In the second step it can be decided whether the phases are identical through a generation of up/down signal as a phase comparison signal between the locked delay pulse and the selected variable delay pulse. The third step may further comprise, when phases between the selected variable delay pulse and the locked delay pulse are identical, performing a fusing operation so that the selected variable delay pulse is locked and output, or when not identical, generating a count signal to reselect a variable delay pulse. The method may further comprise a fourth step of repetitively performing the first to third steps at each determination temperature when the number of determination temperatures is plural.
According to another embodiment of the invention, a temperature sensing circuit using a delay locked loop comprises a locked delay unit for generating a locked delay pulse having a constant delay regardless of a temperature change; a variable delay unit for generating a plurality of variable delay pulses having different delay amount that is changed depending upon the temperature change; a plurality of delay locking units for performing independently every plural determination temperatures, an operation of selecting a variable delay pulse synchronizing to the locked delay pulse from the plurality of variable delay pulses generated under a determination temperature state, and locking it, in a compensation operating mode, and for outputting variable delay pulses locked corresponding to each of the plurality of determination temperatures in a sensing temperature state in a temperature sensing mode; and at least one decision control unit for comparing a phase of at least one of the variable delay pulses output from the delay locking units with a phase of the locked delay pulse, and outputting at least one temperature signal.
The delay locking units may be provided corresponding to the number of sensing temperatures or the number of determination temperatures. Each of the delay locking units may comprise a multiplexer, phase sensor, counter and fusing unit. One decision control unit is adapted in the temperature sensing circuit. The temperature sensing circuit may further comprise a multiplexer for selecting one delay locking unit corresponding to a determination temperature from the plurality of delay locking units, and providing variable delay pulse to the decision control unit. The temperature sensing circuit may comprise a plurality of decision control units that are adapted corresponding to the number of the delay locking units and that individually corresponds thereto. The plurality of decision control units may simultaneously compare the respective variable delay pulses provided from the respective delay locking units, with the locked delay pulse, and output a plurality of temperature signals.
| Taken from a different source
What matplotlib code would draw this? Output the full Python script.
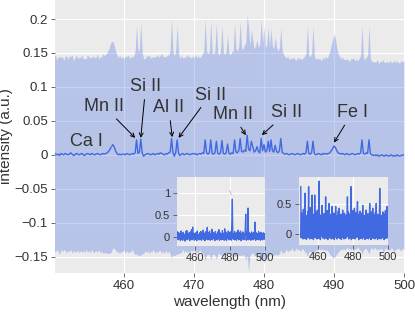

According to another embodiment of the invention, a temperature sensing method using a delay locked loop comprises starting a compensation operating mode; generating a locked delay pulse having a locked delay amount regardless of temperature under a specific determination temperature, and a plurality of variable delay pulses having a delay amount changed according to a temperature change; performing independently every plural determination temperatures, an operation of selecting a variable delay pulse synchronizing to the locked delay pulse from the plurality of variable delay pulses, and locking it; starting a temperature sensing mode; and comparing a phase of variable delay pulse locked corresponding to a determination temperature selected from the plurality of determination temperatures, with a phase of the locked delay pulse, and sensing a temperature, in a sensing temperature state.
Accordingly, a consumption of time and cost required for a temperature compensation can be reduced, and further, an automatic temperature compensation and a precise temperature sensing operation can be obtained.